— start of SUPPLIED ENTRIES —

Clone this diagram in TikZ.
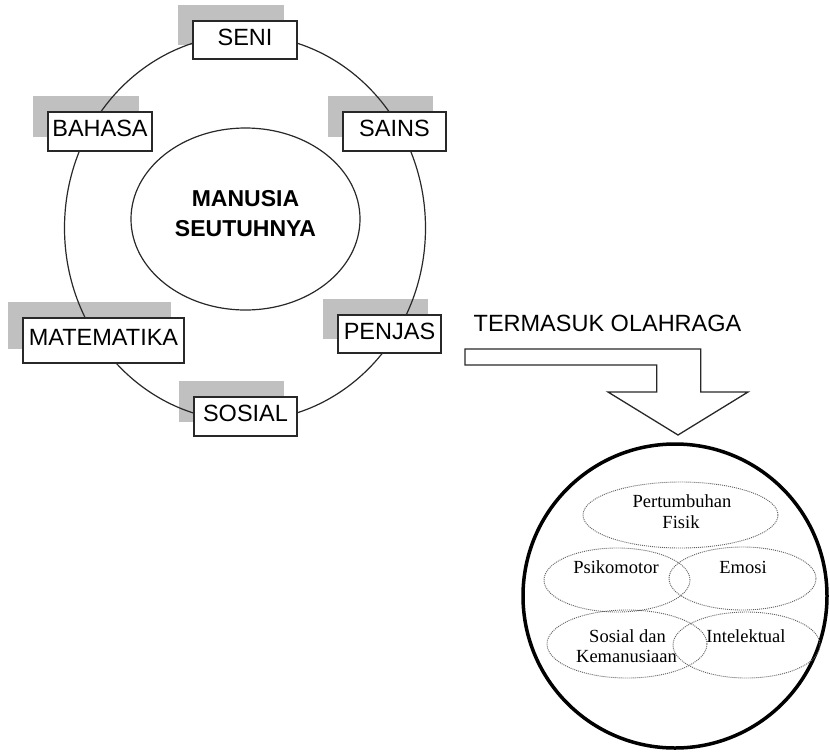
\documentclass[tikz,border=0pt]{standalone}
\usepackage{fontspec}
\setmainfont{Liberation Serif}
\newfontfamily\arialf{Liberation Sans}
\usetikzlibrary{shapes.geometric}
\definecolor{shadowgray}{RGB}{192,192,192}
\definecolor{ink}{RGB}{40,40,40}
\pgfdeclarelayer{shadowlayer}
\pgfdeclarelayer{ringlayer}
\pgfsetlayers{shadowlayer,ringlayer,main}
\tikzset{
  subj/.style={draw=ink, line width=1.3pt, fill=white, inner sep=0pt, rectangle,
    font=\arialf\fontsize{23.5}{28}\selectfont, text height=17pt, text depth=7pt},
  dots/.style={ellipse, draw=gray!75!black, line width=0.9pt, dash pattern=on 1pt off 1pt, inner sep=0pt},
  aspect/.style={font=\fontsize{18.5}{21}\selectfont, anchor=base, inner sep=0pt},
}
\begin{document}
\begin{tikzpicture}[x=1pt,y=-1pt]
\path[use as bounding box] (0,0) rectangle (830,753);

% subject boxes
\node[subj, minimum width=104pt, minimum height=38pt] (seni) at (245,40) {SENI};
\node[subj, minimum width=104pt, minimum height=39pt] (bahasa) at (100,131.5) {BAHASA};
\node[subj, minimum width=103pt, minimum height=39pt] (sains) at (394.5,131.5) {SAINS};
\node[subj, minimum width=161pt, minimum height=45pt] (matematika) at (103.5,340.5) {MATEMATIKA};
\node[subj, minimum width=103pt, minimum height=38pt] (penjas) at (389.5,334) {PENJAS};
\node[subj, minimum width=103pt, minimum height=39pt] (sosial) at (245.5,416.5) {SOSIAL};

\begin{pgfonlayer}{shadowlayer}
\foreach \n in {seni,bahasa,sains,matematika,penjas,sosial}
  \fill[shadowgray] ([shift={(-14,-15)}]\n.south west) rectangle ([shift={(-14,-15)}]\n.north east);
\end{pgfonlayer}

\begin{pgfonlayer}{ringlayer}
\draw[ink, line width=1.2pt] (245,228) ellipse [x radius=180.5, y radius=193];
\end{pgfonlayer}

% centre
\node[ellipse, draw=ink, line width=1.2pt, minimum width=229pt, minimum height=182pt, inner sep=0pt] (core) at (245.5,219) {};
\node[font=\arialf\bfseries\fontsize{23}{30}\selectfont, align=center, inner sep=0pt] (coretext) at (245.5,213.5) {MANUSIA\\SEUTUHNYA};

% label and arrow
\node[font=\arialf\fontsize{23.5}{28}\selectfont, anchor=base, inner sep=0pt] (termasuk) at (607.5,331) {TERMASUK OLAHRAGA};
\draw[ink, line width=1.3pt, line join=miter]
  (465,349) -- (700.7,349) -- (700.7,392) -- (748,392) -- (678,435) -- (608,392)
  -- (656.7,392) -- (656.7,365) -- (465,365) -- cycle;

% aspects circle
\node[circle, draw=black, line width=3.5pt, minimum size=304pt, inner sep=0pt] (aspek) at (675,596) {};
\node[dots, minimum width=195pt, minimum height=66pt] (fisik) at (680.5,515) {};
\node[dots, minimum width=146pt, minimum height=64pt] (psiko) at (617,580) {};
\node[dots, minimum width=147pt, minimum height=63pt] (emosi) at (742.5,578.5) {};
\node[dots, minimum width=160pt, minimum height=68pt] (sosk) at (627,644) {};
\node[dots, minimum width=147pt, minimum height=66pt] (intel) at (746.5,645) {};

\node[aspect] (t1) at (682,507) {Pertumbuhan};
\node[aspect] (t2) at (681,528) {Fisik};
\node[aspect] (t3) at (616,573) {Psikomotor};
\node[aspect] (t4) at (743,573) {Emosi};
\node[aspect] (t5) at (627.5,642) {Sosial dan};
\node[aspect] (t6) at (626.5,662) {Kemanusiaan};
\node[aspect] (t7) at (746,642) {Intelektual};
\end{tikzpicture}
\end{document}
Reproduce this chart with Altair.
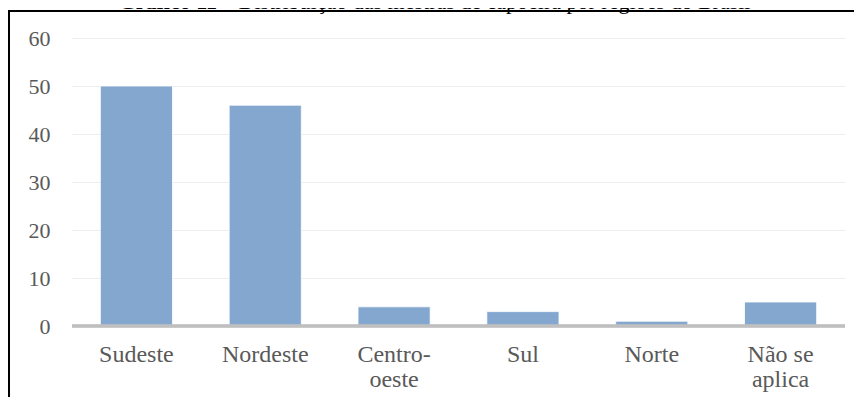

— end of SUPPLIED ENTRIES —

REQUIREMENTS
Repeat the preceding records precisely, and leave every picture out of the copy.

REPLY TO THE EXERCISE
Clone this diagram in TikZ.
\documentclass[tikz,border=0pt]{standalone}
\usepackage{fontspec}
\setmainfont{Liberation Serif}
\newfontfamily\arialf{Liberation Sans}
\usetikzlibrary{shapes.geometric}
\definecolor{shadowgray}{RGB}{192,192,192}
\definecolor{ink}{RGB}{40,40,40}
\pgfdeclarelayer{shadowlayer}
\pgfdeclarelayer{ringlayer}
\pgfsetlayers{shadowlayer,ringlayer,main}
\tikzset{
  subj/.style={draw=ink, line width=1.3pt, fill=white, inner sep=0pt, rectangle,
    font=\arialf\fontsize{23.5}{28}\selectfont, text height=17pt, text depth=7pt},
  dots/.style={ellipse, draw=gray!75!black, line width=0.9pt, dash pattern=on 1pt off 1pt, inner sep=0pt},
  aspect/.style={font=\fontsize{18.5}{21}\selectfont, anchor=base, inner sep=0pt},
}
\begin{document}
\begin{tikzpicture}[x=1pt,y=-1pt]
\path[use as bounding box] (0,0) rectangle (830,753);

% subject boxes
\node[subj, minimum width=104pt, minimum height=38pt] (seni) at (245,40) {SENI};
\node[subj, minimum width=104pt, minimum height=39pt] (bahasa) at (100,131.5) {BAHASA};
\node[subj, minimum width=103pt, minimum height=39pt] (sains) at (394.5,131.5) {SAINS};
\node[subj, minimum width=161pt, minimum height=45pt] (matematika) at (103.5,340.5) {MATEMATIKA};
\node[subj, minimum width=103pt, minimum height=38pt] (penjas) at (389.5,334) {PENJAS};
\node[subj, minimum width=103pt, minimum height=39pt] (sosial) at (245.5,416.5) {SOSIAL};

\begin{pgfonlayer}{shadowlayer}
\foreach \n in {seni,bahasa,sains,matematika,penjas,sosial}
  \fill[shadowgray] ([shift={(-14,-15)}]\n.south west) rectangle ([shift={(-14,-15)}]\n.north east);
\end{pgfonlayer}

\begin{pgfonlayer}{ringlayer}
\draw[ink, line width=1.2pt] (245,228) ellipse [x radius=180.5, y radius=193];
\end{pgfonlayer}

% centre
\node[ellipse, draw=ink, line width=1.2pt, minimum width=229pt, minimum height=182pt, inner sep=0pt] (core) at (245.5,219) {};
\node[font=\arialf\bfseries\fontsize{23}{30}\selectfont, align=center, inner sep=0pt] (coretext) at (245.5,213.5) {MANUSIA\\SEUTUHNYA};

% label and arrow
\node[font=\arialf\fontsize{23.5}{28}\selectfont, anchor=base, inner sep=0pt] (termasuk) at (607.5,331) {TERMASUK OLAHRAGA};
\draw[ink, line width=1.3pt, line join=miter]
  (465,349) -- (700.7,349) -- (700.7,392) -- (748,392) -- (678,435) -- (608,392)
  -- (656.7,392) -- (656.7,365) -- (465,365) -- cycle;

% aspects circle
\node[circle, draw=black, line width=3.5pt, minimum size=304pt, inner sep=0pt] (aspek) at (675,596) {};
\node[dots, minimum width=195pt, minimum height=66pt] (fisik) at (680.5,515) {};
\node[dots, minimum width=146pt, minimum height=64pt] (psiko) at (617,580) {};
\node[dots, minimum width=147pt, minimum height=63pt] (emosi) at (742.5,578.5) {};
\node[dots, minimum width=160pt, minimum height=68pt] (sosk) at (627,644) {};
\node[dots, minimum width=147pt, minimum height=66pt] (intel) at (746.5,645) {};

\node[aspect] (t1) at (682,507) {Pertumbuhan};
\node[aspect] (t2) at (681,528) {Fisik};
\node[aspect] (t3) at (616,573) {Psikomotor};
\node[aspect] (t4) at (743,573) {Emosi};
\node[aspect] (t5) at (627.5,642) {Sosial dan};
\node[aspect] (t6) at (626.5,662) {Kemanusiaan};
\node[aspect] (t7) at (746,642) {Intelektual};
\end{tikzpicture}
\end{document}
Reproduce this chart with Altair.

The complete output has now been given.